Monday, February 16, 2009

El Diablo is in the Details: Fundrasing within Academic Departments


For the past couple of weeks, it seems most of my higher ed colleagues received letters from their college or university regarding the economic crisis. Academic departments are coping with economic crisis by implementing one or more of the following steps:
  • Increasing the faculty course load from 4:4 to 5:5.
  • Increasing the number of students in each class.
  • Releasing visiting faculty and adjunct faculty from their duties at the institution.
  • Eliminating out-of-state travel.
  • Decreasing the departmental travel budget.
The economic situation for some academic departments is becoming so bleak that they are supplementing their shrinking budgets with external funds from companies.
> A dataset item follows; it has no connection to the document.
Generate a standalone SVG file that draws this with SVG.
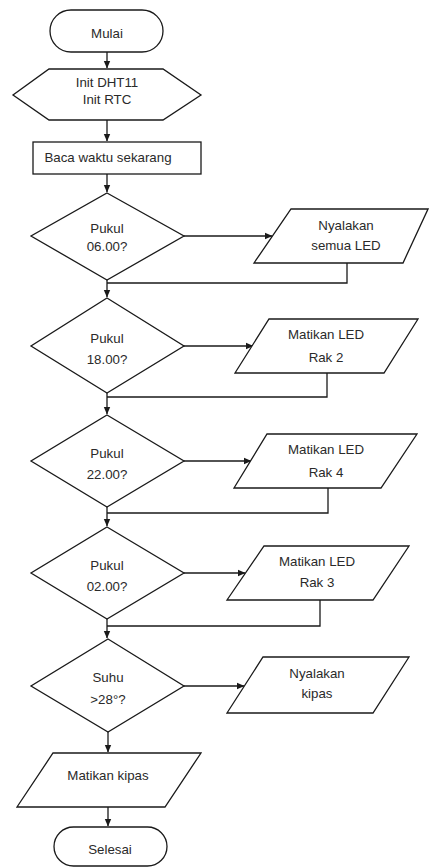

A few weeks ago, the Chronicle of Higher Education published an article titled, "When Ads Enter the Classroom, It is a Deal with El Diablo". This article focused on a professor's plan to earn the department some seed money by advertising for a local business (El Diablo) in his classroom. His advertising plan included the following: placing the restaurant's logo on the class syllabus, dispersing El Diablo stickers to students, and projecting the logo on one of the classroom walls. This plan was downgraded when university administrators heard of his fund raising strategy.

Another classroom advertisement case stems from an article (This Lecture Brought to You By McDonalds) featured on the Colombia Spector Online. Apparently some professors invite Kaplan representatives to advertise their services at the beginning of the year. According to the article, some students are annoyed with this practice and are seeking actual course content in their classes.

A few questions stem from this practice:
1. Why are student services departments (athletic events, etc.) able to accept advertisement dollars while academic departments are not able to accept money from companies?
2. What incentives are professors receiving from their fundraising ventures?
3. What postive and/or negative implications does in-class fundraising have on student learning?